Give an exact copy of every line, leaving images out.

==== TASK INPUTS

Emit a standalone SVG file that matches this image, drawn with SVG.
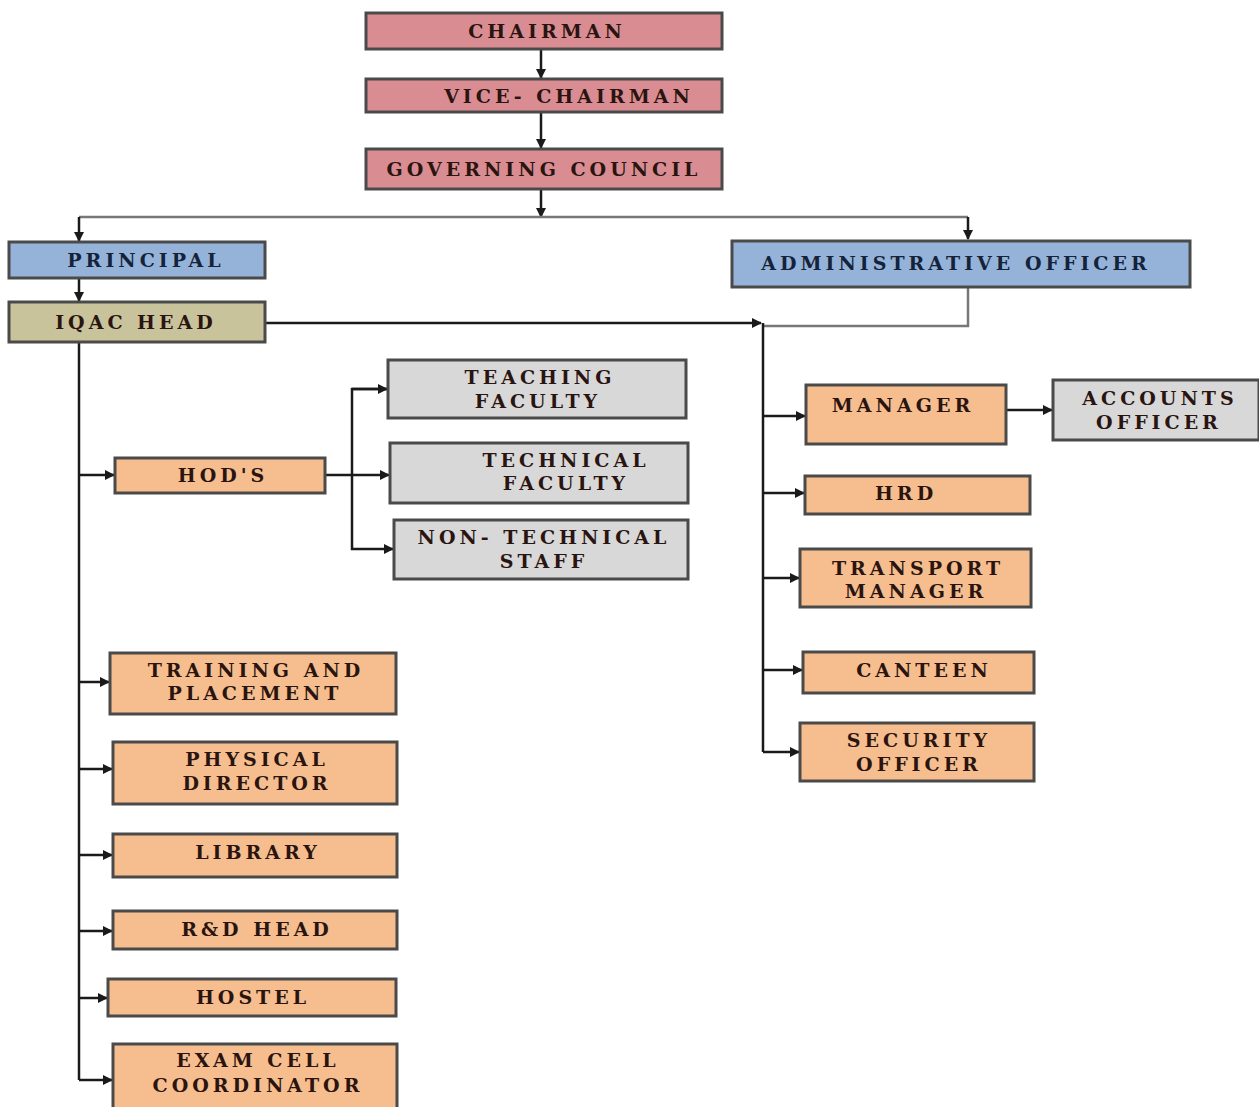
<svg xmlns="http://www.w3.org/2000/svg" width="1259" height="1107" viewBox="0 0 1259 1107">
<style>
.box{stroke:#4a4a4a;stroke-width:3}
.pink{fill:#d98d92}
.blue{fill:#95b3d8}
.khaki{fill:#c8c39b}
.orange{fill:#f6be8e}
.gray{fill:#d8d8d8}
.t{font-family:"DejaVu Serif","Liberation Serif",serif;font-weight:bold;font-size:19px;fill:#2a1410;text-anchor:middle;letter-spacing:4px}
.tb{fill:#14223a}
.c{fill:none;stroke:#1a1a1a;stroke-width:2.5}
.cg{fill:none;stroke:#777;stroke-width:2.5}
</style>
<defs>
<marker id="ah" markerWidth="10" markerHeight="10" refX="9" refY="5" orient="auto" markerUnits="userSpaceOnUse">
<path d="M0,0 L10,5 L0,10 z" fill="#1a1a1a"/>
</marker>
</defs>
<rect width="1259" height="1107" fill="#ffffff"/>
<g id="connectors">
<line class="c" x1="541" y1="49" x2="541" y2="78" marker-end="url(#ah)"/>
<line class="c" x1="541" y1="112" x2="541" y2="148" marker-end="url(#ah)"/>
<line class="c" x1="541" y1="189" x2="541" y2="217" marker-end="url(#ah)"/>
<polyline class="cg" points="79,217 968,217"/>
<line class="c" x1="79" y1="217" x2="79" y2="241" marker-end="url(#ah)"/>
<line class="c" x1="968" y1="217" x2="968" y2="239" marker-end="url(#ah)"/>
<line class="c" x1="79" y1="278" x2="79" y2="301" marker-end="url(#ah)"/>
<line class="c" x1="265" y1="323" x2="761" y2="323" marker-end="url(#ah)" stroke-width="3.5"/>
<polyline class="cg" points="968,287 968,326 763,326"/>
<line class="c" x1="763" y1="323" x2="763" y2="752"/>
<line class="c" x1="763" y1="416" x2="805" y2="416" marker-end="url(#ah)"/>
<line class="c" x1="1006" y1="410" x2="1052" y2="410" marker-end="url(#ah)"/>
<line class="c" x1="763" y1="493" x2="804" y2="493" marker-end="url(#ah)"/>
<line class="c" x1="763" y1="578" x2="799" y2="578" marker-end="url(#ah)"/>
<line class="c" x1="763" y1="670" x2="802" y2="670" marker-end="url(#ah)"/>
<line class="c" x1="763" y1="752" x2="799" y2="752" marker-end="url(#ah)"/>
<line class="c" x1="79" y1="342" x2="79" y2="1080"/>
<line class="c" x1="79" y1="475" x2="114" y2="475" marker-end="url(#ah)"/>
<line class="c" x1="325" y1="475" x2="389" y2="475" marker-end="url(#ah)"/>
<polyline class="c" points="387,389 352,389 352,549 393,549" marker-end="url(#ah)"/>
<line class="c" x1="352" y1="389" x2="387" y2="389" marker-end="url(#ah)"/>
<line class="c" x1="79" y1="682" x2="109" y2="682" marker-end="url(#ah)"/>
<line class="c" x1="79" y1="769" x2="112" y2="769" marker-end="url(#ah)"/>
<line class="c" x1="79" y1="855" x2="112" y2="855" marker-end="url(#ah)"/>
<line class="c" x1="79" y1="931" x2="112" y2="931" marker-end="url(#ah)"/>
<line class="c" x1="79" y1="998" x2="107" y2="998" marker-end="url(#ah)"/>
<line class="c" x1="79" y1="1080" x2="112" y2="1080" marker-end="url(#ah)"/>
</g>
<g id="chairman"><rect class="box pink" x="366" y="13" width="356" height="36"/><text class="t" x="547" y="38">CHAIRMAN</text></g>
<g id="vice-chairman"><rect class="box pink" x="366" y="79" width="356" height="33"/><text class="t" x="569" y="103">VICE- CHAIRMAN</text></g>
<g id="governing-council"><rect class="box pink" x="366" y="149" width="356" height="40"/><text class="t" x="544" y="176">GOVERNING COUNCIL</text></g>
<g id="principal"><rect class="box blue" x="9" y="242" width="256" height="36"/><text class="t tb" x="146" y="267">PRINCIPAL</text></g>
<g id="administrative-officer"><rect class="box blue" x="732" y="241" width="458" height="46"/><text class="t tb" x="956" y="270">ADMINISTRATIVE OFFICER</text></g>
<g id="iqac-head"><rect class="box khaki" x="9" y="302" width="256" height="40"/><text class="t" x="136" y="329">IQAC HEAD</text></g>
<g id="hods"><rect class="box orange" x="115" y="458" width="210" height="35"/><text class="t" x="223" y="482">HOD'S</text></g>
<g id="teaching-faculty"><rect class="box gray" x="388" y="360" width="298" height="58"/><text class="t" x="540" y="384">TEACHING</text><text class="t" x="538" y="408">FACULTY</text></g>
<g id="technical-faculty"><rect class="box gray" x="390" y="443" width="298" height="60"/><text class="t" x="566" y="467">TECHNICAL</text><text class="t" x="566" y="490">FACULTY</text></g>
<g id="non-technical-staff"><rect class="box gray" x="394" y="520" width="294" height="59"/><text class="t" x="544" y="544">NON- TECHNICAL</text><text class="t" x="544" y="568">STAFF</text></g>
<g id="training-placement"><rect class="box orange" x="110" y="653" width="286" height="61"/><text class="t" x="256" y="677">TRAINING AND</text><text class="t" x="255" y="700">PLACEMENT</text></g>
<g id="physical-director"><rect class="box orange" x="113" y="742" width="284" height="62"/><text class="t" x="257" y="766">PHYSICAL</text><text class="t" x="257" y="790">DIRECTOR</text></g>
<g id="library"><rect class="box orange" x="113" y="834" width="284" height="43"/><text class="t" x="258" y="859">LIBRARY</text></g>
<g id="rd-head"><rect class="box orange" x="113" y="911" width="284" height="38"/><text class="t" x="257" y="936">R&amp;D HEAD</text></g>
<g id="hostel"><rect class="box orange" x="108" y="979" width="288" height="37"/><text class="t" x="253" y="1004">HOSTEL</text></g>
<g id="exam-cell"><rect class="box orange" x="113" y="1044" width="284" height="66"/><text class="t" x="258" y="1067">EXAM CELL</text><text class="t" x="258" y="1092">COORDINATOR</text></g>
<g id="manager"><rect class="box orange" x="806" y="385" width="200" height="59"/><text class="t" x="903" y="412">MANAGER</text></g>
<g id="accounts-officer"><rect class="box gray" x="1053" y="380" width="206" height="60"/><text class="t" x="1160" y="405">ACCOUNTS</text><text class="t" x="1159" y="429">OFFICER</text></g>
<g id="hrd"><rect class="box orange" x="805" y="476" width="225" height="38"/><text class="t" x="906" y="500">HRD</text></g>
<g id="transport-manager"><rect class="box orange" x="800" y="549" width="231" height="58"/><text class="t" x="918" y="575">TRANSPORT</text><text class="t" x="916" y="598">MANAGER</text></g>
<g id="canteen"><rect class="box orange" x="803" y="652" width="231" height="41"/><text class="t" x="924" y="677">CANTEEN</text></g>
<g id="security-officer"><rect class="box orange" x="800" y="723" width="234" height="58"/><text class="t" x="919" y="747">SECURITY</text><text class="t" x="919" y="771">OFFICER</text></g>
</svg>
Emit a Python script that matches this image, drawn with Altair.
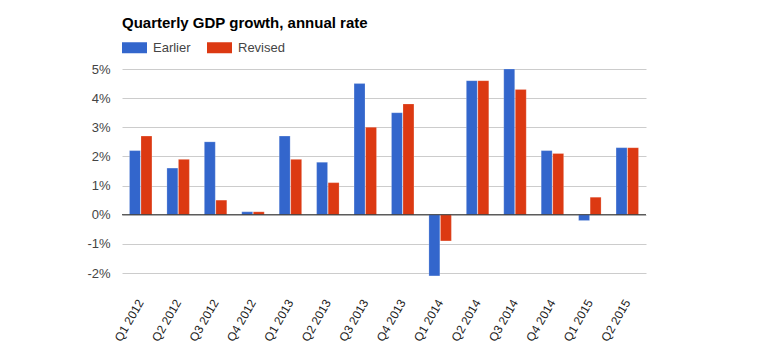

========

* [WRITTEN ANSWER]
Emit a standalone SVG file that matches this image, drawn with SVG.
<svg xmlns="http://www.w3.org/2000/svg" width="1259" height="1107" viewBox="0 0 1259 1107">
<style>
.box{stroke:#4a4a4a;stroke-width:3}
.pink{fill:#d98d92}
.blue{fill:#95b3d8}
.khaki{fill:#c8c39b}
.orange{fill:#f6be8e}
.gray{fill:#d8d8d8}
.t{font-family:"DejaVu Serif","Liberation Serif",serif;font-weight:bold;font-size:19px;fill:#2a1410;text-anchor:middle;letter-spacing:4px}
.tb{fill:#14223a}
.c{fill:none;stroke:#1a1a1a;stroke-width:2.5}
.cg{fill:none;stroke:#777;stroke-width:2.5}
</style>
<defs>
<marker id="ah" markerWidth="10" markerHeight="10" refX="9" refY="5" orient="auto" markerUnits="userSpaceOnUse">
<path d="M0,0 L10,5 L0,10 z" fill="#1a1a1a"/>
</marker>
</defs>
<rect width="1259" height="1107" fill="#ffffff"/>
<g id="connectors">
<line class="c" x1="541" y1="49" x2="541" y2="78" marker-end="url(#ah)"/>
<line class="c" x1="541" y1="112" x2="541" y2="148" marker-end="url(#ah)"/>
<line class="c" x1="541" y1="189" x2="541" y2="217" marker-end="url(#ah)"/>
<polyline class="cg" points="79,217 968,217"/>
<line class="c" x1="79" y1="217" x2="79" y2="241" marker-end="url(#ah)"/>
<line class="c" x1="968" y1="217" x2="968" y2="239" marker-end="url(#ah)"/>
<line class="c" x1="79" y1="278" x2="79" y2="301" marker-end="url(#ah)"/>
<line class="c" x1="265" y1="323" x2="761" y2="323" marker-end="url(#ah)" stroke-width="3.5"/>
<polyline class="cg" points="968,287 968,326 763,326"/>
<line class="c" x1="763" y1="323" x2="763" y2="752"/>
<line class="c" x1="763" y1="416" x2="805" y2="416" marker-end="url(#ah)"/>
<line class="c" x1="1006" y1="410" x2="1052" y2="410" marker-end="url(#ah)"/>
<line class="c" x1="763" y1="493" x2="804" y2="493" marker-end="url(#ah)"/>
<line class="c" x1="763" y1="578" x2="799" y2="578" marker-end="url(#ah)"/>
<line class="c" x1="763" y1="670" x2="802" y2="670" marker-end="url(#ah)"/>
<line class="c" x1="763" y1="752" x2="799" y2="752" marker-end="url(#ah)"/>
<line class="c" x1="79" y1="342" x2="79" y2="1080"/>
<line class="c" x1="79" y1="475" x2="114" y2="475" marker-end="url(#ah)"/>
<line class="c" x1="325" y1="475" x2="389" y2="475" marker-end="url(#ah)"/>
<polyline class="c" points="387,389 352,389 352,549 393,549" marker-end="url(#ah)"/>
<line class="c" x1="352" y1="389" x2="387" y2="389" marker-end="url(#ah)"/>
<line class="c" x1="79" y1="682" x2="109" y2="682" marker-end="url(#ah)"/>
<line class="c" x1="79" y1="769" x2="112" y2="769" marker-end="url(#ah)"/>
<line class="c" x1="79" y1="855" x2="112" y2="855" marker-end="url(#ah)"/>
<line class="c" x1="79" y1="931" x2="112" y2="931" marker-end="url(#ah)"/>
<line class="c" x1="79" y1="998" x2="107" y2="998" marker-end="url(#ah)"/>
<line class="c" x1="79" y1="1080" x2="112" y2="1080" marker-end="url(#ah)"/>
</g>
<g id="chairman"><rect class="box pink" x="366" y="13" width="356" height="36"/><text class="t" x="547" y="38">CHAIRMAN</text></g>
<g id="vice-chairman"><rect class="box pink" x="366" y="79" width="356" height="33"/><text class="t" x="569" y="103">VICE- CHAIRMAN</text></g>
<g id="governing-council"><rect class="box pink" x="366" y="149" width="356" height="40"/><text class="t" x="544" y="176">GOVERNING COUNCIL</text></g>
<g id="principal"><rect class="box blue" x="9" y="242" width="256" height="36"/><text class="t tb" x="146" y="267">PRINCIPAL</text></g>
<g id="administrative-officer"><rect class="box blue" x="732" y="241" width="458" height="46"/><text class="t tb" x="956" y="270">ADMINISTRATIVE OFFICER</text></g>
<g id="iqac-head"><rect class="box khaki" x="9" y="302" width="256" height="40"/><text class="t" x="136" y="329">IQAC HEAD</text></g>
<g id="hods"><rect class="box orange" x="115" y="458" width="210" height="35"/><text class="t" x="223" y="482">HOD'S</text></g>
<g id="teaching-faculty"><rect class="box gray" x="388" y="360" width="298" height="58"/><text class="t" x="540" y="384">TEACHING</text><text class="t" x="538" y="408">FACULTY</text></g>
<g id="technical-faculty"><rect class="box gray" x="390" y="443" width="298" height="60"/><text class="t" x="566" y="467">TECHNICAL</text><text class="t" x="566" y="490">FACULTY</text></g>
<g id="non-technical-staff"><rect class="box gray" x="394" y="520" width="294" height="59"/><text class="t" x="544" y="544">NON- TECHNICAL</text><text class="t" x="544" y="568">STAFF</text></g>
<g id="training-placement"><rect class="box orange" x="110" y="653" width="286" height="61"/><text class="t" x="256" y="677">TRAINING AND</text><text class="t" x="255" y="700">PLACEMENT</text></g>
<g id="physical-director"><rect class="box orange" x="113" y="742" width="284" height="62"/><text class="t" x="257" y="766">PHYSICAL</text><text class="t" x="257" y="790">DIRECTOR</text></g>
<g id="library"><rect class="box orange" x="113" y="834" width="284" height="43"/><text class="t" x="258" y="859">LIBRARY</text></g>
<g id="rd-head"><rect class="box orange" x="113" y="911" width="284" height="38"/><text class="t" x="257" y="936">R&amp;D HEAD</text></g>
<g id="hostel"><rect class="box orange" x="108" y="979" width="288" height="37"/><text class="t" x="253" y="1004">HOSTEL</text></g>
<g id="exam-cell"><rect class="box orange" x="113" y="1044" width="284" height="66"/><text class="t" x="258" y="1067">EXAM CELL</text><text class="t" x="258" y="1092">COORDINATOR</text></g>
<g id="manager"><rect class="box orange" x="806" y="385" width="200" height="59"/><text class="t" x="903" y="412">MANAGER</text></g>
<g id="accounts-officer"><rect class="box gray" x="1053" y="380" width="206" height="60"/><text class="t" x="1160" y="405">ACCOUNTS</text><text class="t" x="1159" y="429">OFFICER</text></g>
<g id="hrd"><rect class="box orange" x="805" y="476" width="225" height="38"/><text class="t" x="906" y="500">HRD</text></g>
<g id="transport-manager"><rect class="box orange" x="800" y="549" width="231" height="58"/><text class="t" x="918" y="575">TRANSPORT</text><text class="t" x="916" y="598">MANAGER</text></g>
<g id="canteen"><rect class="box orange" x="803" y="652" width="231" height="41"/><text class="t" x="924" y="677">CANTEEN</text></g>
<g id="security-officer"><rect class="box orange" x="800" y="723" width="234" height="58"/><text class="t" x="919" y="747">SECURITY</text><text class="t" x="919" y="771">OFFICER</text></g>
</svg>
Emit a Python script that matches this image, drawn with Altair.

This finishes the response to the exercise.